Personally, I think it’s even too heavy handed to have the X seats reserved for you language, which I dislike because of its very obvious intent. To me it’s passive aggressive. I would rather contact a few uninformed or rude people about their misunderstanding than make broad assumptions that none of your guests knows how to read.
You could also have a line on your website with your # and offering to assist with finding local sitters, offer up the number of a nanny service for travelling guests, or actually hire one yourself. That way you are approaching from a position of helpfulness not exclusion.
Post # 15
OP, in addition to my above comment I just want to add that I don’t think you should attempt to assist your guests with finding childcare. Nor do I think you should hire childcare yourself. I have heard that idea occasionally here on the boards, and perhaps some find that useful, but to me it is strange and unnecessary.
I was a single parent for many years, so I certainly know what is like to be unable to do something unless I can make childcare arrangements. There is no way that I would leave my child with a stranger in another city, using a name provided off a list of local sitters. What would that mean, that the sitter would come to my hotel room or that I would leave the child at some stranger’s house and come back to pick the child up, possibly late at night?
If I really wanted to go to your wedding, I would leave my child with one of my relatives or a trusted close friend for 2 or three days.
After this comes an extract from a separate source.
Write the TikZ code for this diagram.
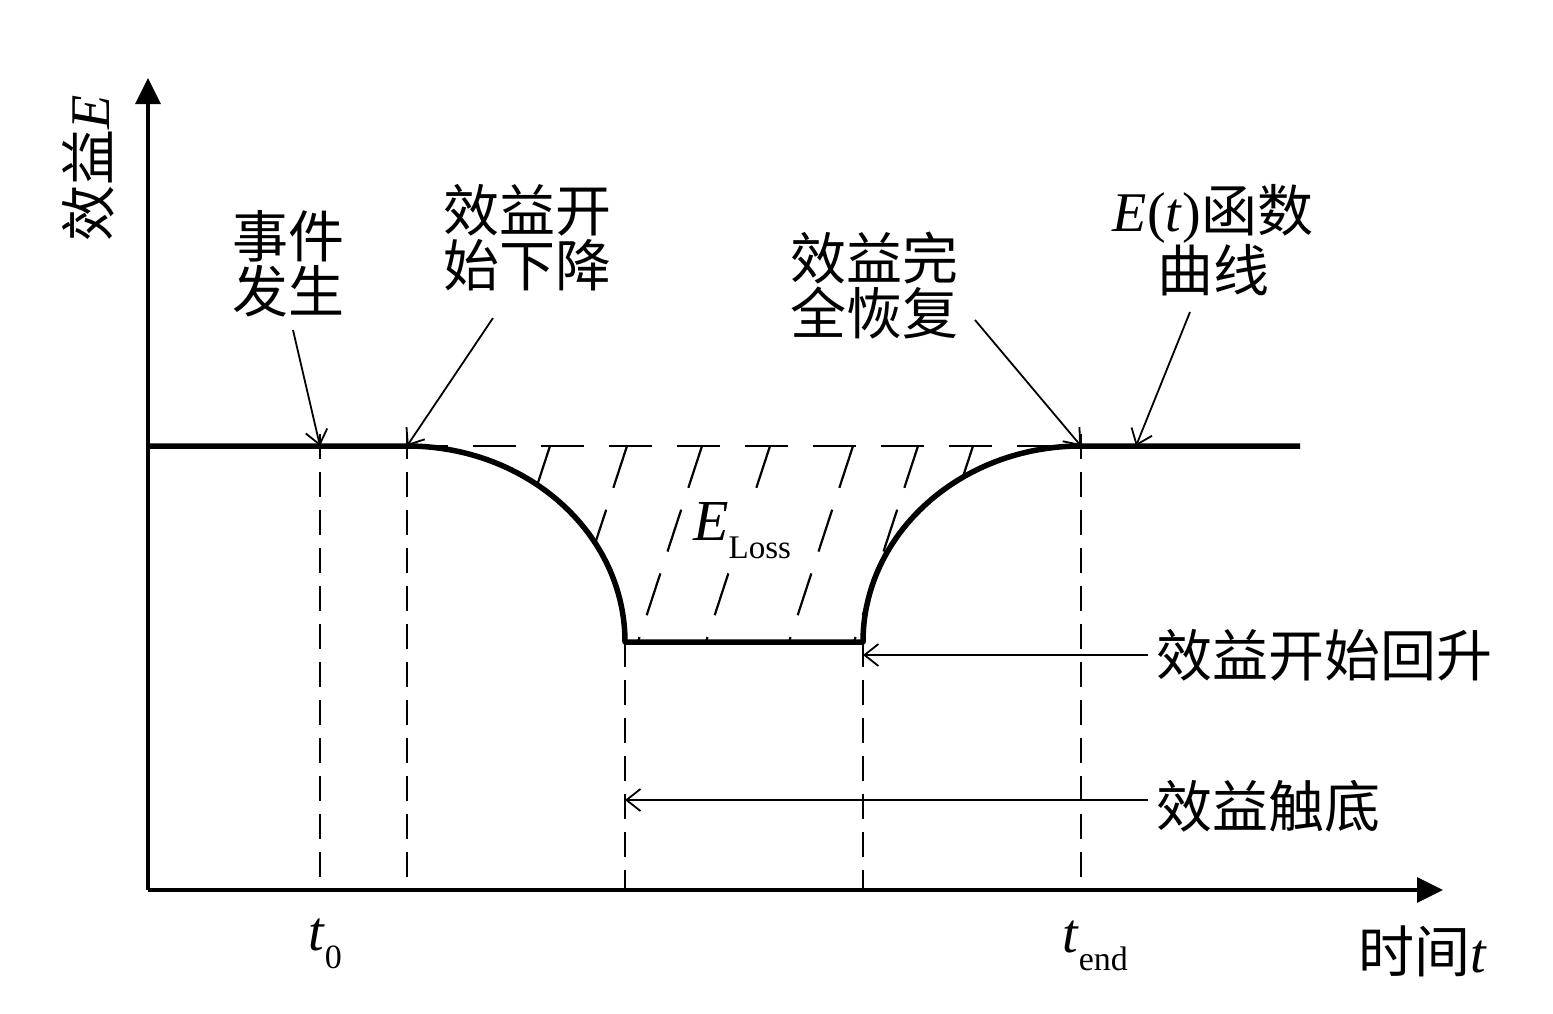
\documentclass[tikz,border=0pt]{standalone}
\usepackage{fontspec}
\setmainfont{Liberation Serif}
\newfontfamily\zhfont{Noto Sans CJK SC}
\usetikzlibrary{arrows.meta}
\begin{document}
\begin{tikzpicture}[x=1pt,y=-1pt,
  axis/.style={line width=3.2pt,-{Triangle[length=26pt,width=25pt]}},
  curvestyle/.style={line width=5.5pt, line join=round},
  guide/.style={line width=2pt, dash pattern=on 25pt off 13pt},
  hatch/.style={line width=2.2pt, dash pattern=on 44pt off 23pt},
  lab/.style={line width=1.8pt, -{Straight Barb[length=14pt,width=22pt,line width=1.8pt]}},
  txt/.style={font=\fontsize{56}{55}\selectfont, align=center, inner sep=0pt},
  rtxt/.style={font=\fontsize{56}{55}\selectfont, inner sep=8pt, anchor=west},
]
\useasboundingbox (0,0) rectangle (1553,1013);
% key points
\coordinate (O) at (148,890);
\coordinate (ytip) at (148,78);
\coordinate (xtip) at (1443,890);
\coordinate (L) at (148,446);
\coordinate (A) at (320,446);
\coordinate (B) at (407,446);
\coordinate (C) at (625,642);
\coordinate (D) at (863,642);
\coordinate (F) at (1081,446);
\coordinate (R) at (1300,446);
\coordinate (G) at (1136,446);
\coordinate (riseT) at (863,655);
\coordinate (botT) at (625,800);
% guides
\draw[guide] (320,434) -- (320,890);
\draw[guide] (407,434) -- (407,890);
\draw[guide] (625,642) -- (625,890);
\draw[guide] (863,642) -- (863,890);
\draw[guide] (1081,434) -- (1081,890);
% hatching
\begin{scope}
  \clip (B) .. controls (527.4,446) and (625,533.7) .. (C) -- (D)
        .. controls (863,533.7) and (960.6,446) .. (F) -- cycle;
  \foreach \hx in {550,627,702,770,853,918,973}
    \draw[hatch] (\hx,446) -- ++(-85,260);
\end{scope}
\draw[line width=2pt, dash pattern=on 43pt off 25pt, dash phase=2pt] (B) -- (F);
\node[anchor=base west, inner sep=3pt, fill=white, font=\fontsize{58}{58}\selectfont] (el) at (690,540)
  {\textit{E}\raisebox{-18pt}{\fontsize{33}{33}\selectfont Loss}};
% curve
\draw[curvestyle] (L) -- (B) .. controls (527.4,446) and (625,533.7) .. (C) -- (D)
   .. controls (863,533.7) and (960.6,446) .. (F) -- (R);
% axes
\draw[axis] (O) -- (ytip);
\draw[axis] (O) -- (xtip);
% labels
\node[txt] (ev) at (288,264) {\zhfont 事件\\\zhfont 发生};
\node[txt] (dec) at (527,238) {\zhfont 效益开\\\zhfont 始下降};
\node[txt] (rec) at (874,286) {\zhfont 效益完\\\zhfont 全恢复};
\node[txt] (fn) at (1213,240) {\textit{E}(\textit{t}){\zhfont 函数}\\\zhfont 曲线};
\node[rtxt] (rise) at (1148,655) {\zhfont 效益开始回升};
\node[rtxt] (bot) at (1148,806) {\zhfont 效益触底};
\node[txt, rotate=90] (yl) at (88,168) {{\zhfont 效益}\textit{E}};
\node[anchor=base west, inner sep=0pt, font=\fontsize{56}{56}\selectfont] (t0) at (308,950)
  {\textit{t}\raisebox{-18pt}{\fontsize{34}{34}\selectfont 0}};
\node[anchor=base west, inner sep=0pt, font=\fontsize{56}{56}\selectfont] (tend) at (1062,952)
  {\textit{t}\raisebox{-18pt}{\fontsize{34}{34}\selectfont end}};
\node[anchor=base west, inner sep=0pt, font=\fontsize{56}{56}\selectfont] (tl) at (1358,972)
  {{\zhfont 时间}\textit{t}};
% label connectors
\coordinate (evs) at (293,330);
\coordinate (decs) at (493,318);
\coordinate (recs) at (975,320);
\coordinate (fns) at (1190,312);
\draw[lab] (evs) -- (A);
\draw[lab] (decs) -- (B);
\draw[lab] (recs) -- (F);
\draw[lab] (fns) -- (G);
\draw[lab] (rise.west) -- (riseT);
\draw[lab] (bot.west |- botT) -- (botT);
\end{tikzpicture}
\end{document}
If that wasn’t possible, or I felt the child was too young to be away from me, I wouldn’t go.
With all the work involved in planning a wedding, I don’t think brides should take on the additional task of trying to assist guests with childcare. Just make it super clear to me that children aren’t included; I won’t be offended – don’t worry about trying to sound “inclusive” if certain ages aren’t included.
Post # 16
- Wedding: April 2017 - City, State
I had a child free wedding and on both the paper RSVP and the online RSVP, we wrote in the guests name and then put their food options next to their name to select their entree. That way there was zero confusion about who was invited because the names were there on the cards and there was no option to add anyone else. We also put on our website that it was child free.
We did have some people decline nectar it was child free and I totally understood that. Also want to say I agree with PP that setting up childcare isn’t necessary. I have a 7 month old and there is no way I would leave her with a complete stranger, no matter how highly rated or recommended they were, if I hadn’t gotten a chance to interview then and call references myself. I think that’s putting more work on yourself than necessary.